**GIVEN MATERIAL**
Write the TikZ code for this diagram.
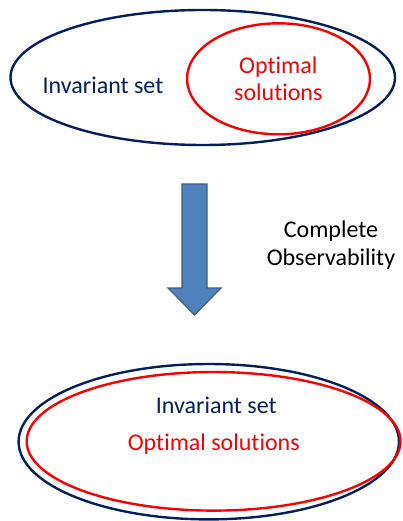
\documentclass[tikz,border=0pt]{standalone}
\usepackage{fontspec}
\setmainfont{Carlito}[Ligatures={NoCommon}]
\usetikzlibrary{shapes.geometric}
\definecolor{navy}{HTML}{002060}
\definecolor{pptred}{HTML}{FF0000}
\definecolor{arrowfill}{HTML}{4F81BD}
\definecolor{arrowline}{HTML}{3A5F8C}
\tikzset{
  setshape/.style={ellipse, draw=#1, line width=2.4pt, inner sep=0pt, fill=none},
  lbl/.style={anchor=base, inner sep=0pt, align=center, font=\fontsize{24}{27.5}\selectfont},
}
\begin{document}
\begin{tikzpicture}[x=1pt,y=-1pt]
\useasboundingbox (0,0) rectangle (403,521);
% top
\node[setshape=navy, minimum width=384.5pt, minimum height=135pt] (inv1) at (202.75,77.5) {};
\node[setshape=pptred, minimum width=183pt, minimum height=111pt] (opt1) at (278.5,78.8) {};
\node[lbl, text=navy] (t1) at (103,93.3) {Invariant set};
\node[lbl, text=pptred] (t2) at (278.3,100.7) {Optimal\\solutions};
% arrow
\coordinate (a1) at (182,184);
\coordinate (a2) at (207,184);
\coordinate (a3) at (207,288);
\coordinate (a4) at (221,288);
\coordinate (tip) at (194.5,315);
\coordinate (a6) at (168,288);
\coordinate (a7) at (182,288);
\draw[fill=arrowfill, draw=arrowline, line width=1.2pt, line join=miter]
  (a1) -- (a2) -- (a3) -- (a4) -- (tip) -- (a6) -- (a7) -- cycle;
\node[lbl, text=black] (t3) at (331,265) {Complete\\Observability};
% bottom
\node[setshape=navy, minimum width=380.4pt, minimum height=155.4pt] (inv2) at (208.8,441.7) {};
\node[setshape=pptred, minimum width=373.8pt, minimum height=138.6pt] (opt2) at (213.6,441.3) {};
\node[lbl, text=navy] (t4) at (216.3,413.3) {Invariant set};
\node[lbl, text=pptred] (t5) at (213.8,450) {Optimal solutions};
\end{tikzpicture}
\end{document}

**REQUIRED TASK**
All of the data needs repeating exactly, but the pictures do not.

**ANSWER TO THIS EXERCISE**
Write the TikZ code for this diagram.
\documentclass[tikz,border=0pt]{standalone}
\usepackage{fontspec}
\setmainfont{Carlito}[Ligatures={NoCommon}]
\usetikzlibrary{shapes.geometric}
\definecolor{navy}{HTML}{002060}
\definecolor{pptred}{HTML}{FF0000}
\definecolor{arrowfill}{HTML}{4F81BD}
\definecolor{arrowline}{HTML}{3A5F8C}
\tikzset{
  setshape/.style={ellipse, draw=#1, line width=2.4pt, inner sep=0pt, fill=none},
  lbl/.style={anchor=base, inner sep=0pt, align=center, font=\fontsize{24}{27.5}\selectfont},
}
\begin{document}
\begin{tikzpicture}[x=1pt,y=-1pt]
\useasboundingbox (0,0) rectangle (403,521);
% top
\node[setshape=navy, minimum width=384.5pt, minimum height=135pt] (inv1) at (202.75,77.5) {};
\node[setshape=pptred, minimum width=183pt, minimum height=111pt] (opt1) at (278.5,78.8) {};
\node[lbl, text=navy] (t1) at (103,93.3) {Invariant set};
\node[lbl, text=pptred] (t2) at (278.3,100.7) {Optimal\\solutions};
% arrow
\coordinate (a1) at (182,184);
\coordinate (a2) at (207,184);
\coordinate (a3) at (207,288);
\coordinate (a4) at (221,288);
\coordinate (tip) at (194.5,315);
\coordinate (a6) at (168,288);
\coordinate (a7) at (182,288);
\draw[fill=arrowfill, draw=arrowline, line width=1.2pt, line join=miter]
  (a1) -- (a2) -- (a3) -- (a4) -- (tip) -- (a6) -- (a7) -- cycle;
\node[lbl, text=black] (t3) at (331,265) {Complete\\Observability};
% bottom
\node[setshape=navy, minimum width=380.4pt, minimum height=155.4pt] (inv2) at (208.8,441.7) {};
\node[setshape=pptred, minimum width=373.8pt, minimum height=138.6pt] (opt2) at (213.6,441.3) {};
\node[lbl, text=navy] (t4) at (216.3,413.3) {Invariant set};
\node[lbl, text=pptred] (t5) at (213.8,450) {Optimal solutions};
\end{tikzpicture}
\end{document}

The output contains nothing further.